Kiev believes that the Russian president’s visit to Crimea should have been approved by Ukrainian relevant agencies.

"A note of protest has been submitted to the Russian Foreign Ministry," it said.

Earlier on Saturday, Putin alongside Deputy Prime Minister Olga Golodets, his aide Andrei Fursenko and Crimea’s top officials visited the international youth center Artek. Putin was shown around the children’s holiday camps, their infrastructure. Also, he met with children holidaying in Artek - some were from the United States and Donbass - and wished them a strong friendship and new knowledge.

The Republic of Crimea and Sevastopol, a city with special status on the Crimean Peninsula, where most residents are Russians, refused to recognize the legitimacy of authorities who took power amid riots during the February 2014 coup in Ukraine.

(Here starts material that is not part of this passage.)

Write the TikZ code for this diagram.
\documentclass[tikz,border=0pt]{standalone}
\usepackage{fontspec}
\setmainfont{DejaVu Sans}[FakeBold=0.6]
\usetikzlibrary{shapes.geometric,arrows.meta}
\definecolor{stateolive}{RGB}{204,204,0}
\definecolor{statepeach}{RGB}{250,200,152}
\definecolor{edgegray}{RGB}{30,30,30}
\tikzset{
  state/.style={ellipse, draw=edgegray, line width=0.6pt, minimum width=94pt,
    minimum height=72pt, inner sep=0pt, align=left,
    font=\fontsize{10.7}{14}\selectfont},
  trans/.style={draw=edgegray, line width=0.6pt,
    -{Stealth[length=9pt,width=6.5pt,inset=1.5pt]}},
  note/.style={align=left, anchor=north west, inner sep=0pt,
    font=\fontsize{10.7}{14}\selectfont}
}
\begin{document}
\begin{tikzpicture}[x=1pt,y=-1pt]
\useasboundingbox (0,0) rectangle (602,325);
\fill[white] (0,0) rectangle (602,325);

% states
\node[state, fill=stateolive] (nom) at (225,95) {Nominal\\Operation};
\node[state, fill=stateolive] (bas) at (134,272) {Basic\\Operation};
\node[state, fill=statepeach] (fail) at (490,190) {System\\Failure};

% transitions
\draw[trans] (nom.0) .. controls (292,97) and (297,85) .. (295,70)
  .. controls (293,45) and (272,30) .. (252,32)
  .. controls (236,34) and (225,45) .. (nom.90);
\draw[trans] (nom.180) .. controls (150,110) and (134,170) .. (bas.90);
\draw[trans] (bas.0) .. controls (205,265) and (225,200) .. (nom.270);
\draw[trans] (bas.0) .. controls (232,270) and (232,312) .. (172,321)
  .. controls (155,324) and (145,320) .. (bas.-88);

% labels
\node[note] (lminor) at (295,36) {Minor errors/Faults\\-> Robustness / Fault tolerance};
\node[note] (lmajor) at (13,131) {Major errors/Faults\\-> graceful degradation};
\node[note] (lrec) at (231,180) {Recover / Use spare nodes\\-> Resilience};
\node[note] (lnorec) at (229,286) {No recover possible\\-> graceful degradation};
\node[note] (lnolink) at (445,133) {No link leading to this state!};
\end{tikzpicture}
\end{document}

Crimea and Sevastopol adopted declarations of independence on March 11, 2014. They held a referendum on March 16, 2014, in which 96.77% of Crimeans and 95.6% of Sevastopol voters chose to secede from Ukraine and join the Russian Federation. President Vladimir Putin signed the reunification treaty on March 18, 2014 and three days later, on March 21, the Federal Assembly (both houses of Russia’s parliament) ratified it. Despite convincing results of the referendum, Ukraine has been refusing to recognize Crimea as part of Russia.

Trips of Russian officials, along with those of foreign politicians, to Crimea have become regular since 2014. In each separate case, Ukraine’s Foreign Ministry launches a protest. Russia has reiterated that Crimea is a Russian territory and the issue is a no discussion subject.